If your dataset contains unsigned integers larger than INT32_MAX, treat the Pinot LONG values with caution or apply a transformation at ingestion time.
Timestamp Precision Loss
Pinot stores timestamps internally in milliseconds. Parquet columns with microsecond (MICROS) or nanosecond (NANOS) precision will have their sub-millisecond values truncated silently on ingestion. If sub-millisecond precision is required, store the raw value in a separate LONG column alongside the TIMESTAMP column.

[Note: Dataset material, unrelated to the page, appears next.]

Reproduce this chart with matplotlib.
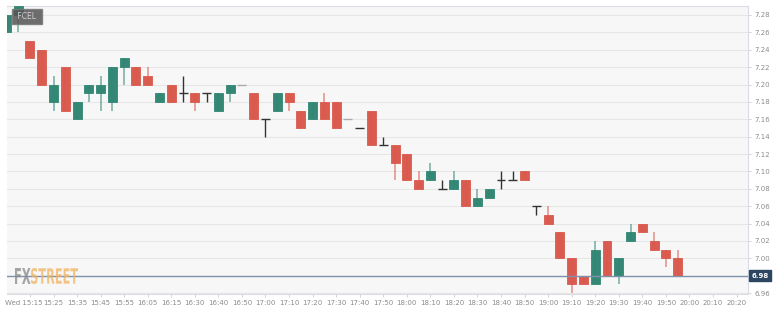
import matplotlib.pyplot as plt
import numpy as np
from matplotlib.textpath import TextPath
from matplotlib.patches import PathPatch
from matplotlib.font_manager import FontProperties
from matplotlib.transforms import Affine2D, IdentityTransform, ScaledTranslation

# 5-minute candles, index 0 = 15:15 (two candles before that are cut off at the left)
idx = np.arange(-2, 56)
opens = [7.26, 7.28, 7.25, 7.24, 7.18, 7.22, 7.16, 7.19, 7.19, 7.18,
         7.22, 7.22, 7.21, 7.18, 7.20, 7.19, 7.19, 7.19, 7.17, 7.19,
         7.20, 7.19, 7.16, 7.17, 7.19, 7.17, 7.16, 7.18, 7.18, 7.16,
         7.15, 7.17, 7.13, 7.13, 7.12, 7.09, 7.09, 7.08, 7.08, 7.09,
         7.06, 7.07, 7.09, 7.09, 7.10, 7.06, 7.05, 7.03, 7.00, 6.98,
         6.97, 7.02, 6.98, 7.02, 7.04, 7.02, 7.01, 7.00]
highs = [7.28, 7.29, 7.25, 7.24, 7.21, 7.22, 7.18, 7.20, 7.21, 7.22,
         7.23, 7.22, 7.22, 7.19, 7.20, 7.21, 7.19, 7.19, 7.19, 7.20,
         7.20, 7.19, 7.16, 7.19, 7.19, 7.17, 7.18, 7.19, 7.18, 7.16,
         7.15, 7.17, 7.14, 7.13, 7.12, 7.10, 7.11, 7.09, 7.10, 7.09,
         7.08, 7.08, 7.10, 7.10, 7.10, 7.06, 7.06, 7.03, 7.00, 6.98,
         7.02, 7.02, 7.00, 7.04, 7.04, 7.03, 7.01, 7.01]
lows = [7.26, 7.26, 7.23, 7.20, 7.17, 7.17, 7.16, 7.18, 7.17, 7.17,
        7.20, 7.20, 7.20, 7.18, 7.18, 7.18, 7.17, 7.18, 7.17, 7.18,
        7.20, 7.16, 7.14, 7.17, 7.17, 7.15, 7.16, 7.16, 7.15, 7.16,
        7.15, 7.13, 7.13, 7.09, 7.09, 7.08, 7.09, 7.08, 7.08, 7.06,
        7.06, 7.07, 7.08, 7.09, 7.09, 7.05, 7.04, 7.00, 6.96, 6.97,
        6.97, 6.98, 6.97, 7.02, 7.03, 7.01, 6.99, 6.98]
closes = [7.28, 7.29, 7.23, 7.20, 7.20, 7.17, 7.18, 7.20, 7.20, 7.22,
          7.23, 7.20, 7.20, 7.19, 7.18, 7.19, 7.18, 7.19, 7.19, 7.20,
          7.20, 7.16, 7.16, 7.19, 7.18, 7.15, 7.18, 7.16, 7.15, 7.16,
          7.15, 7.13, 7.13, 7.11, 7.09, 7.08, 7.10, 7.08, 7.09, 7.06,
          7.07, 7.08, 7.09, 7.09, 7.09, 7.06, 7.04, 7.00, 6.97, 6.97,
          7.01, 6.98, 7.00, 7.03, 7.03, 7.01, 7.00, 6.98]
gray_doji = [18, 27]   # flat candles drawn in light gray

tick_labels = ['Wed 15:15', '15:25', '15:35', '15:45', '15:55', '16:05', '16:15',
               '16:30', '16:40', '16:50', '17:00', '17:10', '17:20', '17:30',
               '17:40', '17:50', '18:00', '18:10', '18:20', '18:30', '18:40',
               '18:50', '19:00', '19:10', '19:20', '19:30', '19:40', '19:50',
               '20:00', '20:10', '20:20']
y_ticks = [6.96, 6.98, 7.00, 7.02, 7.04, 7.06, 7.08, 7.10, 7.12, 7.14,
           7.16, 7.18, 7.20, 7.22, 7.24, 7.26, 7.28]
last_price = 6.98
symbol = 'FCEL'

RED = '#d9574a'
GREEN = '#2e8572'
H = 316

fig = plt.figure(figsize=(7.79, 3.16), dpi=100)
ax = fig.add_axes([0.009, 0.071, 0.9516, 0.910])
ax.set_facecolor('#f7f7f7')

ax.set_xlim(-1.95, 61.0)
ax.set_ylim(6.9595, 7.2903)

# grid
for yt in y_ticks:
    ax.axhline(yt, color='#e6e6e6', lw=0.8, zorder=0)


def logo_word(word, x0, x1, ytop, ybot, color):
    # squeeze a bold word into a pixel box (condensed look of the logo)
    tp = TextPath((0, 0), word, size=10,
                  prop=FontProperties(family='DejaVu Sans', weight='bold'))
    ext = tp.get_extents()
    sx = (x1 - x0) / ext.width
    sy = (ybot - ytop) / ext.height
    tr = Affine2D().translate(-ext.x0, -ext.y0).scale(sx, sy) \
        .translate(x0, H - ybot)
    fig.patches.append(PathPatch(tr.transform_path(tp), fc=color, ec='none',
                                 alpha=0.75, transform=IdentityTransform(),
                                 figure=fig, zorder=1))


w = 0.76
for i, o, h, l, c in zip(idx, opens, highs, lows, closes):
    if o == c:
        col = '#aaaaaa' if i in gray_doji else '#333333'
        ax.vlines(i, l, h, color=col, lw=1.0, zorder=2)
        ax.hlines(o, i - w / 2, i + w / 2, color=col, lw=1.0, zorder=2)
        continue
    col = GREEN if c > o else RED
    ax.vlines(i, l, h, color=col, lw=1.2, alpha=0.6, zorder=2)
    ax.bar(i, abs(c - o), bottom=min(o, c), width=w, color=col,
           edgecolor=col, linewidth=0.6, alpha=0.97, zorder=3)

# last price line + label
ax.axhline(last_price, color='#7d93ad', lw=1.0, zorder=4)
ax.text(61.25, last_price, '{:.2f}'.format(last_price), transform=ax.transData,
        ha='left', va='center', fontsize=5, color='white', fontweight='bold',
        clip_on=False, zorder=6,
        bbox=dict(boxstyle='square,pad=0.35', fc='#2b4563', ec='#2b4563'))

# symbol box
ax.text(0.011, 0.962, ' ' + symbol + ' ', transform=ax.transAxes, ha='left',
        va='center', fontsize=5.5, color='#d0d0d0', zorder=6,
        bbox=dict(boxstyle='square,pad=0.4', fc='#555555', ec='#777777',
                  alpha=0.85))

# watermark
logo_word('FX', 15, 30.5, 268, 284, '#888888')
logo_word('STREET', 31, 78, 268, 284, '#f0b461')

# axes styling
ax.set_xticks(np.arange(0, 61, 2))
ax.set_xticklabels(tick_labels)
ax.yaxis.tick_right()
ax.set_yticks(y_ticks)
ax.set_yticklabels(['' if abs(v - last_price) < 1e-9 else '{:.2f}'.format(v)
                    for v in y_ticks])
ax.tick_params(axis='x', length=2.5, width=0.6, color='#cccccc',
               labelsize=5, labelcolor='#8c8c8c', pad=2)
ax.tick_params(axis='y', length=2.5, width=0.6, color='#cccccc',
               labelsize=5, labelcolor='#8c8c8c', pad=2)
first = ax.get_xticklabels()[0]
first.set_ha('left')
first.set_transform(first.get_transform() +
                    ScaledTranslation(-0.245, 0, fig.dpi_scale_trans))
ax.spines['left'].set_visible(False)
for s in ['top', 'right', 'bottom']:
    ax.spines[s].set_color('#dcdce6')
    ax.spines[s].set_linewidth(0.8)

plt.savefig('out.png', dpi=100)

Null Handling in Complex Types
MAP columns that contain null values in keys or values may not propagate null bitmaps correctly to Pinot segments. This can result in nulls being replaced by type defaults (e.g., 0 for integers, empty string for strings). Enable nullHandlingEnabled: true in your table configuration and verify null behavior after ingestion.
BYTES Columns in Queries
Pinot BYTES columns (used for BSON logical type) are base64-encoded when returned in query results. Account for this when reading binary data from queries.
INT96 (Deprecated)
INT96 has no column statistics in Parquet, which affects min/max pruning during segment generation. It should not be used as a timeColumnName.